The URL structure should be readable:
6. Ensure the headlines are properly formatted and add alt-text to images
Before converting your documents to PDF, take time to label all the headings, from H1 to H6, as you deem appropriate.
You can also add alt descriptions to the images used in the PDF.
First and foremost, it improves the accessibility of PDF to visually impaired users. That’s because the screen reader announces the alt-text for each image.
Search engines may also rely on the alt-description to understand visual content.
7. Link to and from the PDF document
You can include internal links and external links in the PDF document. Google can follow the links and pass on SEO juice to linked pages.
If you have a highly linked PDF, don’t miss out on leveraging this easy opportunity to improve your other pages.

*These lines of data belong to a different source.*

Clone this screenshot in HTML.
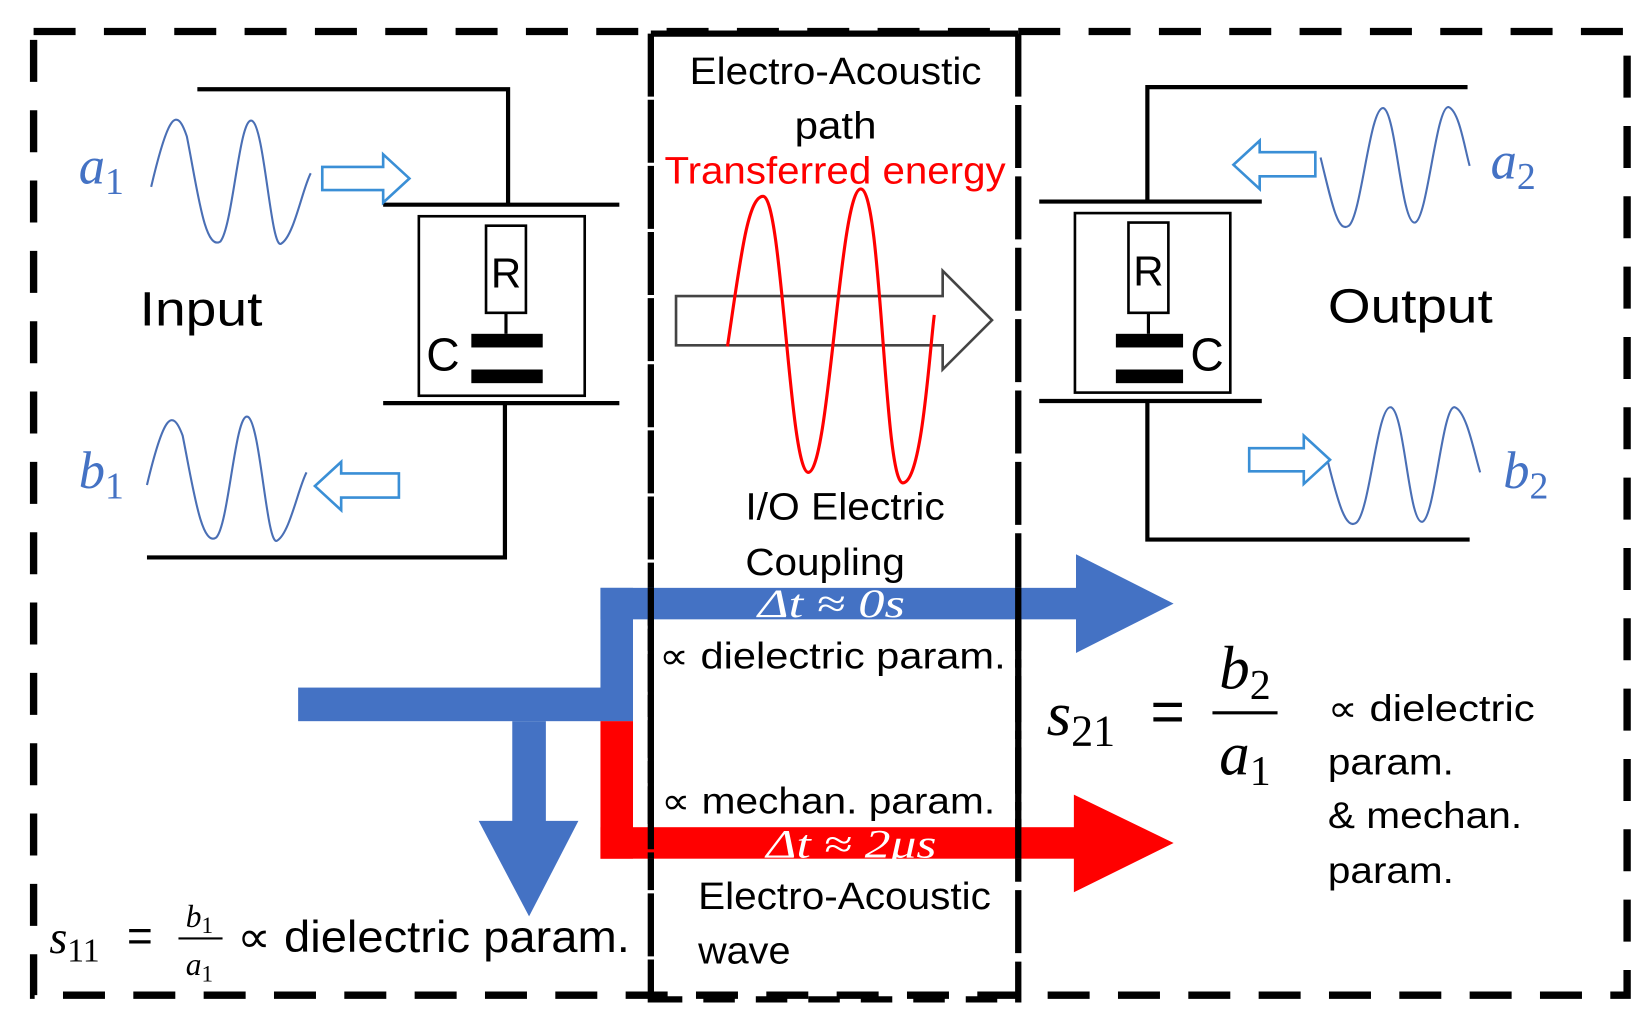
<!DOCTYPE html>
<html><head><meta charset="utf-8"><style>
html,body{margin:0;padding:0;background:#fff;}
svg{display:block;}
text{font-family:"Liberation Sans",sans-serif;}
.m{font-family:"Liberation Serif",serif;font-style:italic;}
</style></head><body>
<svg width="1646" height="1013" viewBox="0 0 1568 965" preserveAspectRatio="none" xmlns="http://www.w3.org/2000/svg">
<rect width="1568" height="965" fill="#fff"/>
<rect x="32" y="30" width="1518" height="918" fill="none" stroke="#000" stroke-width="7" stroke-dasharray="40 27"/>
<line x1="620" y1="32" x2="970" y2="32" stroke="#000" stroke-width="6"/>
<line x1="620" y1="32" x2="620" y2="955" stroke="#000" stroke-width="6" stroke-dasharray="60 3"/>
<line x1="970" y1="32" x2="970" y2="955" stroke="#000" stroke-width="6" stroke-dasharray="60 8"/>
<line x1="620" y1="952" x2="970" y2="952" stroke="#000" stroke-width="6" stroke-dasharray="30 20"/>

<g stroke="#000" stroke-width="4" fill="none">
<polyline points="188,85 484,85 484,195"/>
<line x1="365" y1="195" x2="590" y2="195"/>
<rect x="399" y="206" width="158" height="171" stroke-width="2.5"/>
<rect x="463" y="215" width="38" height="83" stroke-width="2.5"/>
<line x1="482" y1="298" x2="482" y2="318" stroke-width="3"/>
<line x1="365" y1="384" x2="590" y2="384"/>
<polyline points="481,384 481,531 140,531"/>
</g>
<rect x="449" y="318" width="68" height="13" fill="#000"/>
<rect x="449" y="352" width="68" height="13" fill="#000"/>
<text x="482" y="274" font-size="40" text-anchor="middle">R</text>
<text x="406" y="353" font-size="44">C</text>
<text x="133" y="310" font-size="46" textLength="117" lengthAdjust="spacingAndGlyphs">Input</text>

<g stroke="#000" stroke-width="4" fill="none">
<polyline points="1398,83 1093,83 1093,192"/>
<line x1="990" y1="192" x2="1202" y2="192"/>
<rect x="1024" y="203" width="148" height="171" stroke-width="2.5"/>
<rect x="1075" y="212" width="38" height="86" stroke-width="2.5"/>
<line x1="1094" y1="298" x2="1094" y2="318" stroke-width="3"/>
<line x1="990" y1="382" x2="1202" y2="382"/>
<polyline points="1093,382 1093,514 1400,514"/>
</g>
<rect x="1063" y="318" width="64" height="13" fill="#000"/>
<rect x="1063" y="352" width="64" height="13" fill="#000"/>
<text x="1094" y="272" font-size="40" text-anchor="middle">R</text>
<text x="1134" y="353" font-size="44">C</text>
<text x="1265" y="307" font-size="46" textLength="157" lengthAdjust="spacingAndGlyphs">Output</text>

<g fill="none" stroke="#4a6fb5" stroke-width="2">
<path d="M144,178 C160,110 168,100 178,130 C188,180 195,240 210,230 C222,215 228,110 240,115 C252,120 258,240 268,232 C280,225 288,180 296,165"/>
<path d="M140,462 C156,395 164,388 174,415 C184,465 192,522 206,512 C218,500 224,392 236,397 C248,402 254,522 264,515 C276,508 284,465 292,450"/>
<path d="M1258,150 C1270,200 1275,222 1285,215 C1297,205 1305,100 1318,103 C1330,108 1335,215 1348,212 C1360,208 1368,100 1380,102 C1390,106 1395,140 1400,158"/>
<path d="M1265,440 C1275,480 1282,505 1292,498 C1305,488 1312,385 1325,388 C1338,392 1342,500 1355,497 C1367,493 1374,385 1386,388 C1397,392 1404,430 1410,450"/>
</g>
<g fill="#fff" stroke="#3a8fd6" stroke-width="2.5">
<polygon points="307,159 365,159 365,147 390,170 365,193 365,181 307,181"/>
<polygon points="380,451 325,451 325,440 300,463 325,486 325,474 380,474"/>
<polygon points="1253,145 1200,145 1200,134 1175,157 1200,180 1200,168 1253,168"/>
<polygon points="1190,427 1242,427 1242,415 1267,438 1242,461 1242,449 1190,449"/>
</g>
<text x="75" y="175" font-size="50" fill="#4472c4" class="m">a<tspan font-size="36" dy="10" font-style="normal">1</tspan></text>
<text x="75" y="465" font-size="50" fill="#4472c4" class="m">b<tspan font-size="36" dy="10" font-style="normal">1</tspan></text>
<text x="1420" y="170" font-size="50" fill="#4472c4" class="m">a<tspan font-size="36" dy="10" font-style="normal">2</tspan></text>
<text x="1432" y="465" font-size="50" fill="#4472c4" class="m">b<tspan font-size="36" dy="10" font-style="normal">2</tspan></text>

<text x="657" y="80" font-size="36" textLength="278" lengthAdjust="spacingAndGlyphs">Electro-Acoustic</text>
<text x="757" y="132" font-size="36" textLength="78" lengthAdjust="spacingAndGlyphs">path</text>
<text x="633" y="175" font-size="36" fill="#f00" textLength="325" lengthAdjust="spacingAndGlyphs">Transferred energy</text>
<polygon points="644,282 898,282 898,258 945,305 898,352 898,329 644,329" fill="#fff" stroke="#444" stroke-width="2.5"/>
<path d="M693,330 C705,250 712,187 727,187 C745,187 752,450 770,450 C790,450 800,180 820,180 C840,180 842,460 860,460 C878,460 885,340 890,300" fill="none" stroke="#f00" stroke-width="3"/>
<text x="710" y="495" font-size="36" textLength="190" lengthAdjust="spacingAndGlyphs">I/O Electric</text>
<text x="710" y="548" font-size="36" textLength="152" lengthAdjust="spacingAndGlyphs">Coupling</text>

<g fill="#4472c4">
<rect x="284" y="655" width="319" height="32"/>
<rect x="572" y="560" width="31" height="127"/>
<rect x="572" y="560" width="455" height="30"/>
<polygon points="1025,528 1118,575 1025,622"/>
<rect x="488" y="687" width="32" height="98"/>
<polygon points="456,782 551,782 504,873"/>
</g>
<g fill="#f00">
<rect x="572" y="687" width="31" height="131"/>
<rect x="572" y="788" width="455" height="30"/>
<polygon points="1023,757 1118,803 1023,850"/>
</g>
<line x1="620" y1="560" x2="620" y2="818" stroke="#000" stroke-width="6" stroke-dasharray="60 3"/>
<line x1="970" y1="560" x2="970" y2="818" stroke="#000" stroke-width="6" stroke-dasharray="60 8"/>
<text x="722" y="588" font-size="38" fill="#fff" class="m" textLength="140" lengthAdjust="spacingAndGlyphs">Δt ≈ 0s</text>
<text x="730" y="817" font-size="38" fill="#fff" class="m" textLength="162" lengthAdjust="spacingAndGlyphs">Δt ≈ 2μs</text>
<text x="628" y="637" font-size="35" textLength="330" lengthAdjust="spacingAndGlyphs">∝ dielectric param.</text>
<text x="630" y="775" font-size="35" textLength="318" lengthAdjust="spacingAndGlyphs">∝ mechan. param.</text>
<text x="665" y="866" font-size="36" textLength="279" lengthAdjust="spacingAndGlyphs">Electro-Acoustic</text>
<text x="665" y="918" font-size="36" textLength="88" lengthAdjust="spacingAndGlyphs">wave</text>

<text x="997" y="700" font-size="60" class="m">s<tspan font-size="42" dy="10" font-style="normal">21</tspan></text>
<text x="1096" y="697" font-size="56" font-family="Liberation Serif">=</text>
<text x="1186" y="656" font-size="58" class="m" text-anchor="middle">b<tspan font-size="40" dy="10" font-style="normal">2</tspan></text>
<line x1="1155" y1="679" x2="1217" y2="679" stroke="#000" stroke-width="3"/>
<text x="1186" y="738" font-size="58" class="m" text-anchor="middle">a<tspan font-size="40" dy="10" font-style="normal">1</tspan></text>
<text x="1265" y="687" font-size="35" textLength="197" lengthAdjust="spacingAndGlyphs">∝ dielectric</text>
<text x="1265" y="738" font-size="35" textLength="120" lengthAdjust="spacingAndGlyphs">param.</text>
<text x="1265" y="789" font-size="35" textLength="185" lengthAdjust="spacingAndGlyphs">&amp; mechan.</text>
<text x="1265" y="841" font-size="35" textLength="120" lengthAdjust="spacingAndGlyphs">param.</text>

<text x="47" y="908" font-size="44" class="m">s<tspan font-size="32" dy="8" font-style="normal">11</tspan></text>
<text x="121" y="906" font-size="42" font-family="Liberation Serif">=</text>
<text x="190" y="883" font-size="30" class="m" text-anchor="middle">b<tspan font-size="22" dy="6" font-style="normal">1</tspan></text>
<line x1="170" y1="894" x2="212" y2="894" stroke="#000" stroke-width="2"/>
<text x="190" y="929" font-size="30" class="m" text-anchor="middle">a<tspan font-size="22" dy="6" font-style="normal">1</tspan></text>
<text x="226" y="907" font-size="42" textLength="374" lengthAdjust="spacingAndGlyphs">∝ dielectric param.</text>
</svg>
</body></html>
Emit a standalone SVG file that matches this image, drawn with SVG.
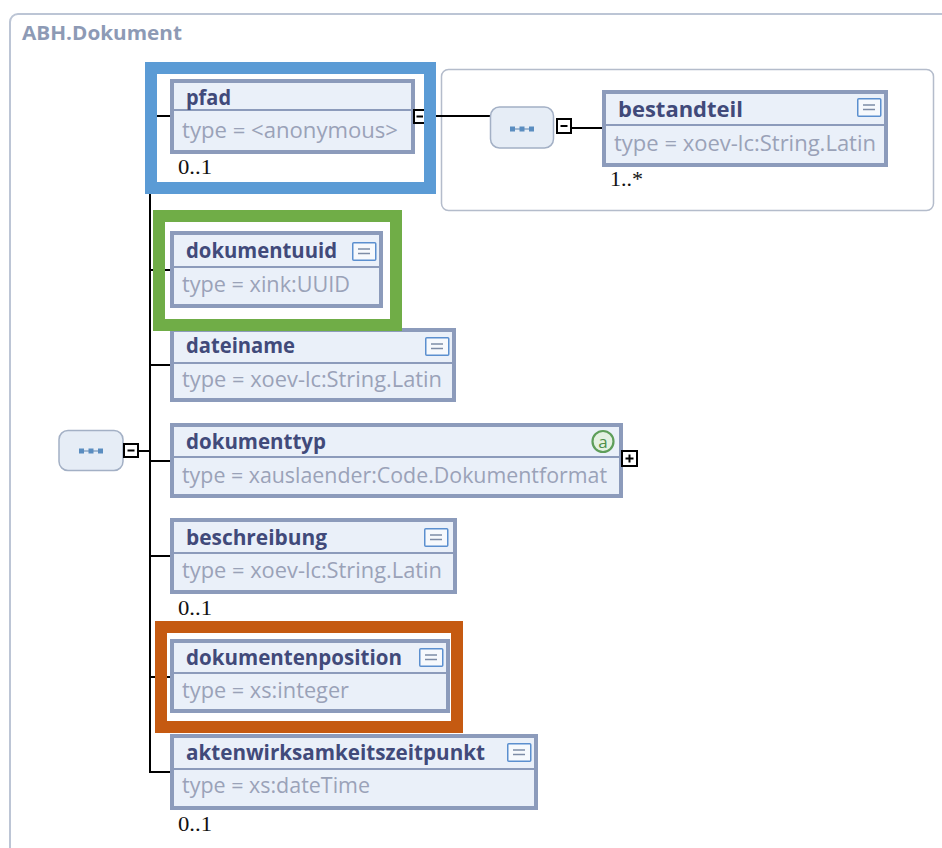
<svg xmlns="http://www.w3.org/2000/svg" width="942" height="848" viewBox="0 0 942 848">
  <style>
    .bg { fill: #ffffff; }
    .panel { fill: #ffffff; stroke: #bcc5d5; stroke-width: 2; }
    .subpanel { fill: #ffffff; stroke: #b4bccb; stroke-width: 1.5; }
    .box { fill: #eaf0f9; stroke: #8c9bbb; stroke-width: 4; }
    .sep { stroke: #8c9bbb; stroke-width: 2; }
    .name { font-family: "Open Sans", "Liberation Sans", sans-serif; font-weight: bold; font-size: 20.5px; fill: #414a7a; }
    .type { font-family: "Open Sans", "Liberation Sans", sans-serif; font-size: 21px; fill: #9aa2b8; }
    .title { font-family: "Open Sans", "Liberation Sans", sans-serif; font-weight: bold; font-size: 19px; fill: #8d9ab5; }
    .mult { font-family: "Liberation Serif", serif; font-size: 20px; fill: #111111; }
    .conn line { stroke: #000000; stroke-width: 2; }
    .toggle { fill: #ffffff; stroke: #000000; stroke-width: 2; }
    .sign { stroke: #000000; stroke-width: 2; }
    .seq { fill: #e6edf6; stroke: #a3b0c5; stroke-width: 1.5; }
    .dot { fill: #5a8dc0; }
    .dotline { stroke: #8aa6c6; stroke-width: 1.5; }
    .doc { fill: #f6f9fd; stroke: #5b8fcf; stroke-width: 1.5; }
    .docline { stroke: #7d8ca6; stroke-width: 1.5; }
    .hl { fill: none; stroke-width: 12; }
  </style>
  <defs>
    <!-- documentation icon -->
    <g id="docIcon">
      <rect class="doc" x="0.75" y="0.75" width="23" height="17.5" rx="1"/>
      <line class="docline" x1="6" y1="7" x2="18" y2="7"/>
      <line class="docline" x1="6" y1="11.5" x2="18" y2="11.5"/>
    </g>
    <!-- sequence compositor -->
    <g id="seqIcon">
      <line class="dotline" x1="-10" y1="0" x2="10" y2="0"/>
      <rect class="dot" x="-12" y="-2.5" width="5" height="5"/>
      <rect class="dot" x="-2.5" y="-2.5" width="5" height="5"/>
      <rect class="dot" x="7" y="-2.5" width="5" height="5"/>
    </g>
  </defs>

  <rect class="bg" x="0" y="0" width="942" height="848"/>

  <!-- outer complex type panel -->
  <g id="panel-abh-dokument">
    <rect class="panel" x="10" y="14" width="960" height="860" rx="8"/>
    <text class="title" x="22" y="40" textLength="160" lengthAdjust="spacingAndGlyphs">ABH.Dokument</text>
  </g>

  <!-- inner panel for the anonymous type of pfad -->
  <g id="panel-pfad-type">
    <rect class="subpanel" x="441.5" y="69.5" width="492" height="141" rx="7"/>
  </g>

  <!-- connectors -->
  <g id="connectors" class="conn">
    <line x1="150" y1="115" x2="150" y2="773"/>
    <line x1="139" y1="451" x2="151" y2="451"/>
    <line x1="149" y1="116" x2="172" y2="116"/>
    <line x1="149" y1="270" x2="172" y2="270"/>
    <line x1="149" y1="365" x2="172" y2="365"/>
    <line x1="149" y1="461" x2="172" y2="461"/>
    <line x1="149" y1="556" x2="172" y2="556"/>
    <line x1="149" y1="677" x2="172" y2="677"/>
    <line x1="149" y1="772" x2="172" y2="772"/>
    <line x1="425" y1="116" x2="491" y2="116"/>
    <line x1="571" y1="128" x2="604" y2="128"/>
  </g>

  <!-- root sequence -->
  <g id="seq-root">
    <rect class="seq" x="59" y="430.5" width="64" height="40" rx="9"/>
    <use href="#seqIcon" x="91" y="451"/>
    <rect class="toggle" x="124" y="444" width="14" height="13"/>
    <line class="sign" x1="127.5" y1="450.5" x2="134.5" y2="450.5"/>
  </g>

  <!-- sequence inside pfad -->
  <g id="seq-pfad">
    <rect class="seq" x="490.5" y="107" width="63" height="41" rx="9"/>
    <use href="#seqIcon" x="522" y="129"/>
    <rect class="toggle" x="557" y="119" width="14" height="14"/>
    <line class="sign" x1="560.5" y1="126" x2="567.5" y2="126"/>
  </g>

  <g id="node-pfad">
    <rect class="box" x="172" y="81" width="241" height="71"/>
    <line class="sep" x1="172" y1="110" x2="413" y2="110"/>
    <text class="name" x="186" y="105" textLength="45" lengthAdjust="spacingAndGlyphs">pfad</text>
    <text class="type" x="182" y="138" textLength="216" lengthAdjust="spacingAndGlyphs">type = &lt;anonymous&gt;</text>
    <rect class="toggle" x="414" y="110" width="12" height="13"/>
    <line class="sign" x1="416.5" y1="116.5" x2="423" y2="116.5"/>
    <text class="mult" x="178" y="174" textLength="34" lengthAdjust="spacingAndGlyphs">0..1</text>
  </g>

  <g id="node-bestandteil">
    <rect class="box" x="604" y="92" width="282" height="73"/>
    <line class="sep" x1="604" y1="125" x2="886" y2="125"/>
    <text class="name" x="618" y="117" textLength="125" lengthAdjust="spacingAndGlyphs">bestandteil</text>
    <text class="type" x="614" y="151" textLength="262" lengthAdjust="spacingAndGlyphs">type = xoev-lc:String.Latin</text>
    <use href="#docIcon" x="857" y="98"/>
    <text class="mult" x="610" y="186" textLength="33" lengthAdjust="spacingAndGlyphs">1..*</text>
  </g>

  <g id="node-dokumentuuid">
    <rect class="box" x="172" y="233" width="209" height="73"/>
    <line class="sep" x1="172" y1="267" x2="381" y2="267"/>
    <text class="name" x="186" y="258" textLength="151" lengthAdjust="spacingAndGlyphs">dokumentuuid</text>
    <text class="type" x="182" y="292" textLength="168" lengthAdjust="spacingAndGlyphs">type = xink:UUID</text>
    <use href="#docIcon" x="352" y="242"/>
  </g>

  <g id="node-dateiname">
    <rect class="box" x="172" y="330" width="282" height="70"/>
    <line class="sep" x1="172" y1="363" x2="454" y2="363"/>
    <text class="name" x="186" y="353" textLength="109" lengthAdjust="spacingAndGlyphs">dateiname</text>
    <text class="type" x="182" y="387" textLength="260" lengthAdjust="spacingAndGlyphs">type = xoev-lc:String.Latin</text>
    <use href="#docIcon" x="425" y="337"/>
  </g>

  <g id="node-dokumenttyp">
    <rect class="box" x="172" y="425" width="449" height="71"/>
    <line class="sep" x1="172" y1="457" x2="621" y2="457"/>
    <text class="name" x="186" y="449" textLength="140" lengthAdjust="spacingAndGlyphs">dokumenttyp</text>
    <text class="type" x="182" y="483" textLength="425" lengthAdjust="spacingAndGlyphs">type = xauslaender:Code.Dokumentformat</text>
    <circle cx="603" cy="441.5" r="10.5" fill="#e4f1e2" stroke="#5e9e5a" stroke-width="2.2"/>
    <text x="603" y="447.5" text-anchor="middle" font-family="Open Sans, Liberation Sans, sans-serif" font-size="17" fill="#4f8f4a">a</text>
    <rect class="toggle" x="622" y="451" width="15" height="15"/>
    <line class="sign" x1="625.5" y1="458.5" x2="633.5" y2="458.5"/>
    <line class="sign" x1="629.5" y1="454.5" x2="629.5" y2="462.5"/>
  </g>

  <g id="node-beschreibung">
    <rect class="box" x="172" y="520" width="283" height="72"/>
    <line class="sep" x1="172" y1="553" x2="455" y2="553"/>
    <text class="name" x="186" y="545" textLength="141" lengthAdjust="spacingAndGlyphs">beschreibung</text>
    <text class="type" x="182" y="578" textLength="260" lengthAdjust="spacingAndGlyphs">type = xoev-lc:String.Latin</text>
    <use href="#docIcon" x="424" y="528"/>
    <text class="mult" x="178" y="615" textLength="34" lengthAdjust="spacingAndGlyphs">0..1</text>
  </g>

  <g id="node-dokumentenposition">
    <rect class="box" x="172" y="641" width="276" height="70"/>
    <line class="sep" x1="172" y1="673" x2="448" y2="673"/>
    <text class="name" x="186" y="665" textLength="216" lengthAdjust="spacingAndGlyphs">dokumentenposition</text>
    <text class="type" x="182" y="698" textLength="167" lengthAdjust="spacingAndGlyphs">type = xs:integer</text>
    <use href="#docIcon" x="419" y="648"/>
  </g>

  <g id="node-aktenwirksamkeitszeitpunkt">
    <rect class="box" x="172" y="736" width="364" height="72"/>
    <line class="sep" x1="172" y1="769" x2="536" y2="769"/>
    <text class="name" x="186" y="760" textLength="299" lengthAdjust="spacingAndGlyphs">aktenwirksamkeitszeitpunkt</text>
    <text class="type" x="182" y="793" textLength="188" lengthAdjust="spacingAndGlyphs">type = xs:dateTime</text>
    <use href="#docIcon" x="507" y="743"/>
    <text class="mult" x="178" y="831" textLength="34" lengthAdjust="spacingAndGlyphs">0..1</text>
  </g>

  <!-- highlight frames -->
  <g id="highlights">
    <rect class="hl" x="151" y="68" width="279" height="120" stroke="#5b9bd5"/>
    <rect class="hl" x="159" y="216" width="237" height="109" stroke="#70ad47"/>
    <rect class="hl" x="161" y="627" width="296" height="100" stroke="#c55a11"/>
  </g>
</svg>
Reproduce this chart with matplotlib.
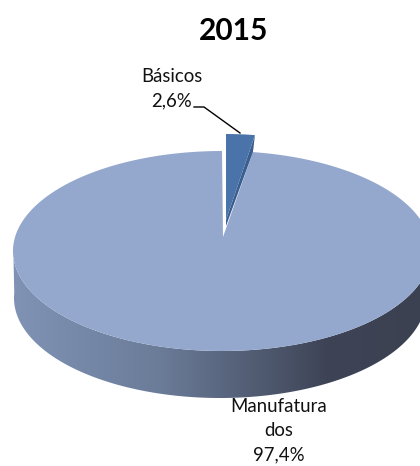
import numpy as np
import matplotlib
matplotlib.use("Agg")
import matplotlib.pyplot as plt
from matplotlib.colors import LinearSegmentedColormap
from matplotlib.patches import Polygon

title = "2015"
categories = ["Básicos", "Manufatura\ndos"]
shares = [2.6, 97.4]

plt.rcParams["font.family"] = ["Lato", "DejaVu Sans"]

fig = plt.figure(figsize=(4.2, 4.66), dpi=100)
ax = fig.add_axes([0, 0, 1, 1])
ax.set_xlim(0, 420)
ax.set_ylim(466, 0)
ax.axis("off")


def pct(v):
    return f"{v:.1f}%".replace(".", ",")


# slice sweep, clockwise from 12 o'clock
sweep = shares[0] / sum(shares) * 2 * np.pi

# big slice: the top is a perspective ellipse, so the apex sits above its centre
# start is pulled back a bit so the small slice's side touches it
cx, cy, a, b = 222, 251, 209, 100
t = np.linspace(sweep * 0.91, 2 * np.pi, 300)
top = np.column_stack([cx + a * np.sin(t), cy - b * np.cos(t)])
top = np.vstack([[223, 237], top])

# side wall with horizontal gradient
t2 = np.linspace(np.pi / 2 - 0.05, 3 * np.pi / 2 + 0.05, 200)
upper = np.column_stack([cx + a * np.sin(t2), cy - b * np.cos(t2)])
lower = np.column_stack([cx - 2 + 206 * np.sin(t2), 298 - 100 * np.cos(t2)])
wall = Polygon(np.vstack([upper, lower[::-1]]), closed=True, fc="none", ec="none")
ax.add_patch(wall)
cmap = LinearSegmentedColormap.from_list(
    "wall", [(0, "#8093B5"), (0.35, "#6B7C99"), (0.75, "#3E4456"), (1, "#3B4150")]
)
grad = np.linspace(0, 1, 256).reshape(1, -1)
im = ax.imshow(grad, extent=(13, 431, 466, 0), aspect="auto", cmap=cmap, zorder=1)
im.set_clip_path(wall)
ax.set_xlim(0, 420)
ax.set_ylim(466, 0)

ax.add_patch(Polygon(top, closed=True, fc="#94A8CE", ec="none", zorder=2))

# small exploded slice
ax_, ay_, a_s, b_s = 226, 220, 178, 86
ts = np.linspace(0, sweep, 20)
small = np.column_stack([ax_ + a_s * np.sin(ts), ay_ - b_s * np.cos(ts)])
corner = small[-1]
side = [corner, (corner[0] - 2, corner[1] + 17), (ax_, ay_ + 6), (ax_, ay_)]
ax.add_patch(Polygon(side, closed=True, fc="#3A5E8E", ec="none", zorder=3))
ax.add_patch(Polygon(np.vstack([[ax_, ay_], small]), closed=True, fc="#4A74A9", ec="none", zorder=4))

# leader line
ax.plot([194, 204, 240], [107, 107, 133], color="black", lw=1, zorder=5)

ax.text(234, 31, title, ha="center", va="center", fontsize=21.5, fontweight="bold", color="black")
ax.text(172, 89, f"{categories[0]}\n{pct(shares[0])}", ha="center", va="center",
        fontsize=13.4, linespacing=1.5, color="#111111", zorder=6)
ax.text(279, 431, f"{categories[1]}\n{pct(shares[1])}", ha="center", va="center",
        fontsize=13.4, linespacing=1.5, color="#111111", zorder=6)

fig.savefig("out.png", dpi=100)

8. Use a searchable text-based PDF
Ensure that you have created a text-based PDF. If you can copy and paste the text, then Google can do it too without relying on its OCR algorithms.
9. Use formatting that makes the PDFs easily readable on mobile devices
Try to go the extra step and create mobile-friendly PDFs.
As online publishers, we wrongly assume that everyone will be using a desktop device to access the content just because we used a computer to publish it.
10. Start tracking metrics about the performance of PDFs
How to Stop Google from Indexing a PDF?
There are times when you want to make the PDF inaccessible to crawlers. At the same time, you may not want to encrypt or protect it with a password to ensure that everyone can easily access it.
You can stop Google from indexing the PDF file by adding an X-Robots-Tag as an element to the HTTP header that serves the PDF.
PDFs are highly relevant, and many websites still publish them. The foremost reason is that they offer a way to share long-form content in a book or report format.
Users can download the PDF files and read at their own pace without having to revisit the website.
While all this is good news, if possible, use HTML pages in place of PDFs. And if you have to use PDFs to share certain content, follow all the recommended PDF optimization techniques.